Costuma-se associar o termo de contra-cultura – que foi popularizado pelo livro «The making of a Counter Culture» de Theodore Roszak em 1969 – aos anos sessenta. Mas se ensaiarmos uma definição logo veremos que a contracultura não é privativa do ambiente cultural vivido nessa década e que, pelo contrário, podemos encontar manifestações contra-culturais em muitas outras épocas e latitudes.
«…o essencial de uma contra-cultura, enquanto fenómeno histórico perene, é marcado pela afirmação do poder do indivíduo a criar a sua própria vida, e não tanto em aceitar os diktats das convenções sociais ou das autoridades da época, quaisquer que sejam as configurações com que o pensamento dominante e as subculturas se apresentam»
Trata-se, é certo, de uma definição algo vaga, que carece de precisões acerca dos princípios e valores, sobre o que distingue o pensamento dominante e as subculturas dominadas, quer de grupos étnicos e religiosos minoritários quer de grupos dissidentes contra-culturais.
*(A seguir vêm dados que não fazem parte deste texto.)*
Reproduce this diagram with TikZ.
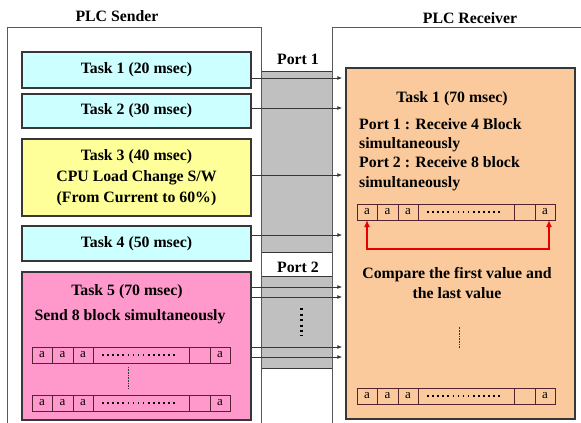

As características fundamentais da contra-cultura são de 3 ordens:
- a contra-cultura confere primazia ao indivíduo relativamente às convenções sociais e às condicionantes governamentais
- a contra-cultura questiona o autoritarismo em todas as suas formas, desde as mais subtis às formas mais brutais
-a contra-cultura pressupõe a relação estreita entre a transformação individual e as mudanças sociais.
O indivíduo está, pois, no centro da contra-cultura. Concepções segundo as quais a mudança social se funda em valores altruístas e em que o individualismo é sempre entendido como um egoísmo são logicamente estranhas à contra-cultura.
Com efeito, o individualismo deve ser compreendido conforme o preceito socrático « Conhece-te a ti mesmo», além de que o individualismo contra-cultural é um individualismo profundamente compartilhado.
No prefácio de um dos seus livros, Timothy Leary sublinha a diferenciação entre movimentos contra-culturais e movimentos políticos:
«O meio de acção privilegiado de uma contra-cultura é o poder das ideias, das imagens e da expressão artística, e não a obtenção de poderes pessoais ou políticos. Consequentemente grupos minoritários, alternativos ou partidos políticos radicais não são contra-culturais. Se é certo que os movimentos contra-culturais tem implicações políticas, a verdade é que a tomada do poder e o facto da sua conservação exigir a adesão a estruturas muito rígidas fazem que tal se torne incompatível com a inovação e a criação que estão na base e é a razão de ser da contra-cultura. Ou seja, organização e instituição são incompatíveis com a contra-cultura.»
Outras características da contra-cultura:
- rupturas e inovações radicais em matéria de arte, ciências, espiritualidade, filosofia e modos devida.
- A diversidade.
- Uma comunicação aberta e autêntica, um contacto inter-pessoal profundo, assim como uma generosidade e uma partilha de meios.»
E não menos preciosa é a distinção entre a contra-cultura e as subculturas:
«...as contra-culturas são movimentod transgressivos de vanguarda. As contraculturas revelam uma excepcional diversidade. Pelo contrário, as subculturas definem-se geralmente por uma espécie de conformismo minoritário ou alternativo.»
Qualquer fenómeno contra-cultural envolve uma reacção repressiva da parte do pensamento dominante do sistema instituído. E, no limite, até a sua recuperação:
« O sistema integra a fraseologia contra-cultural na sua própria propaganda, ao mesmo tempo que os poderes económicos reduzem a arte e a estética contra-cultural a produtos de consumo.»
Em contrapartida, os artistas contra-culturais optam pelo exílio ou pela retirada para comunidades mais ou menos isoladas.
De qualquer forma a separação e o distanciamento relativamente ao pensamento dominante não é propriamente de carácter geográfico e pode até exigir formas muito subtis para que se faça a sua diferenciação:
«Os beats distanciaram-se do hiperconformismo característico da sociedade norte-americana dos anos cinquenta recorrendo a uma maneira de se vestirem e a uma recusa em participarem nessa corrida de ratos, ainda que à custa de uma certa pobreza».